LONDON/DUBAI (Reuters) – Dollar-denominated bonds issued by Saudi Arabia’s government and state-oil firm Saudi Aramco tumbled to multi-week lows on Monday following a weekend attack on Saudi Arabia’s oil facilities that shut about 5% of global supply.
Saudi Aramco’s longer-dated bonds bore the brunt of the falls with the 2049 issue XS1982116136=TE dropping nearly 3 cents in the dollar to touch their lowest since early August, data from Tradeweb showed.
The government sovereign bonds also came under pressure, with longer-dated issues falling between 1-2 cents.
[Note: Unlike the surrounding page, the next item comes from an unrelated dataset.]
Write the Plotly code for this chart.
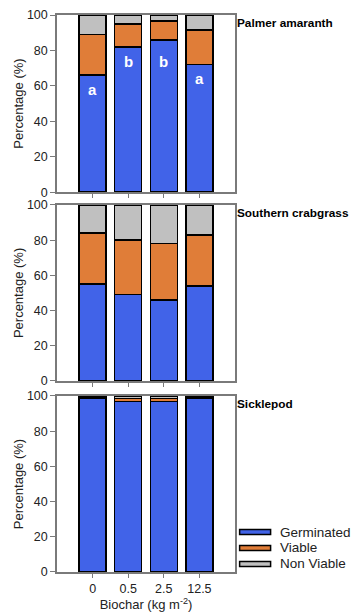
import plotly.graph_objects as go
from plotly.subplots import make_subplots

categories = ["0", "0.5", "2.5", "12.5"]
species = ["Palmer amaranth", "Southern crabgrass", "Sicklepod"]

palmer_germinated = [66, 82, 86, 72]
palmer_viable = [23, 13, 10.5, 19.5]
palmer_nonviable = [11, 5, 3.5, 8.5]
palmer_letters = ["a", "b", "b", "a"]

crabgrass_germinated = [55, 49, 46, 54]
crabgrass_viable = [29, 31, 32, 29]
crabgrass_nonviable = [16, 20, 22, 17]

sicklepod_germinated = [98.5, 97, 97, 98.5]
sicklepod_viable = [0.3, 1.5, 1.5, 0.3]
sicklepod_nonviable = [1.2, 1.5, 1.5, 1.2]

series_names = ["Germinated", "Viable", "Non Viable"]
colors = ["#4163E8", "#E07D38", "#C0C0C0"]

data = [
    (palmer_germinated, palmer_viable, palmer_nonviable),
    (crabgrass_germinated, crabgrass_viable, crabgrass_nonviable),
    (sicklepod_germinated, sicklepod_viable, sicklepod_nonviable),
]

FONT = "Liberation Sans, Arial, sans-serif"
fig = make_subplots(rows=3, cols=1, shared_xaxes=False)

for r, vals in enumerate(data, start=1):
    for i, (name, v) in enumerate(zip(series_names, vals)):
        fig.add_trace(go.Bar(
            x=categories, y=v, name=name,
            marker=dict(color=colors[i], line=dict(color="#000000", width=1.5)),
            width=0.76, showlegend=False,
        ), row=r, col=1)

# significance letters (palmer) placed inside the germinated segment
for idx, (g, l) in enumerate(zip(palmer_germinated, palmer_letters)):
    fig.add_annotation(x=idx, y=min(g, 82) - 8, text=f"<b>{l}</b>", showarrow=False,
                       xref="x", yref="y", yanchor="middle",
                       font=dict(color="white", size=15, family=FONT))

domains = [[0.682, 1.0], [0.343, 0.659], [0.0, 0.316]]
axcolor = "#7a7a7a"
for r in range(1, 4):
    fig.update_yaxes(range=[0, 100], tickvals=[0, 20, 40, 60, 80, 100],
                     domain=domains[r - 1], showline=True, linecolor=axcolor,
                     linewidth=1.5, mirror=True, ticks="outside", ticklen=5,
                     tickcolor=axcolor, showgrid=False, zeroline=False,
                     automargin=False,
                     title=dict(text="Percentage (%)", font=dict(size=13), standoff=0),
                     tickfont=dict(size=12.5), row=r, col=1)
    fig.update_xaxes(range=[-1, 4], showline=True, linecolor=axcolor,
                     linewidth=1.5, mirror=True, ticks="outside", ticklen=4,
                     tickcolor=axcolor, showgrid=False, zeroline=False,
                     automargin=False,
                     showticklabels=(r == 3), tickfont=dict(size=12.5),
                     row=r, col=1)
    fig.add_annotation(xref="paper", yref="paper", x=1.0,
                       y=domains[r - 1][1] + 0.002, text=f"<b>{species[r-1]}</b>",
                       showarrow=False, xanchor="left", yanchor="top",
                       font=dict(size=11.8, color="#000000", family=FONT))

fig.update_xaxes(title=dict(text="Biochar (kg m<sup>-2</sup>)", font=dict(size=13), standoff=4),
                 row=3, col=1)

# custom legend (wide swatches like the reference)
legend_rows = [0.0718, 0.0431, 0.0144]
for name, col, yy in zip(series_names, colors, legend_rows):
    fig.add_shape(type="rect", xref="paper", yref="paper",
                  x0=1.026, x1=1.200, y0=yy - 0.0045, y1=yy + 0.0045,
                  fillcolor=col, line=dict(color="#000000", width=1.5))
    fig.add_annotation(xref="paper", yref="paper", x=1.243, y=yy, text=name,
                       showarrow=False, xanchor="left", yanchor="middle",
                       font=dict(size=13.5, color="#222222", family=FONT))

fig.update_layout(
    width=352, height=615,
    margin=dict(l=57, r=117, t=15, b=43),
    barmode="stack",
    plot_bgcolor="white", paper_bgcolor="white",
    font=dict(family=FONT, color="#222222", size=13),
    showlegend=False,
)

fig.write_html("out.html", config={"displayModeBar": False},
               post_script="document.body.style.margin='0';document.body.style.overflow='hidden';")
“Markets had become too sanguine over the last few months about the geopolitical risks facing countries allied with the US against Iran, with Saudi Arabia particularly vulnerable,” said Patrick Wacker at UOB Asset Management.
“While Saudi Arabia’s sovereign fundamentals are still firm, bond prices will need to factor in higher geopolitical risk going forward.”
On Monday, Saudi stocks .TASI gained 0.5%, with analysts pointing to support from state institutions as well as higher oil prices supporting firms. Yet the gains only partly mitigated a 1% drop on Sunday, with the index down 0.4% since the start of the year.
Blue chip Saudi Basic Industries Corp (SABIC) (2010.SE) gained 0.6% after tumbling nearly 3% on Sunday when the company said it had curtailed feedback supplies by about 49% following the attacks.
“The critical issues for Saudi Arabia and the global oil market are the extent of the damage and the time required to restore Aramco’s oil and gas supply,” said Monica Malik, chief economist at Abu Dhabi Commercial Bank, adding the short-term impact could be partly mitigated by the kingdom drawing down strategic oil reserves.
“We estimate that Saudi Arabia’s fiscal deficit could widen by some 0.9-1.0% of GDP under the scenario mentioned above, though oil revenue would see some support from the higher oil price as production and exports gradually normalize.”
The International Monetary Fund estimates Saudi Arabia could hit a fiscal deficit of 6.5% of GDP compared with 5.9% in 2018, as higher government expenditure is likely to curb the upside of stronger non-oil economic growth.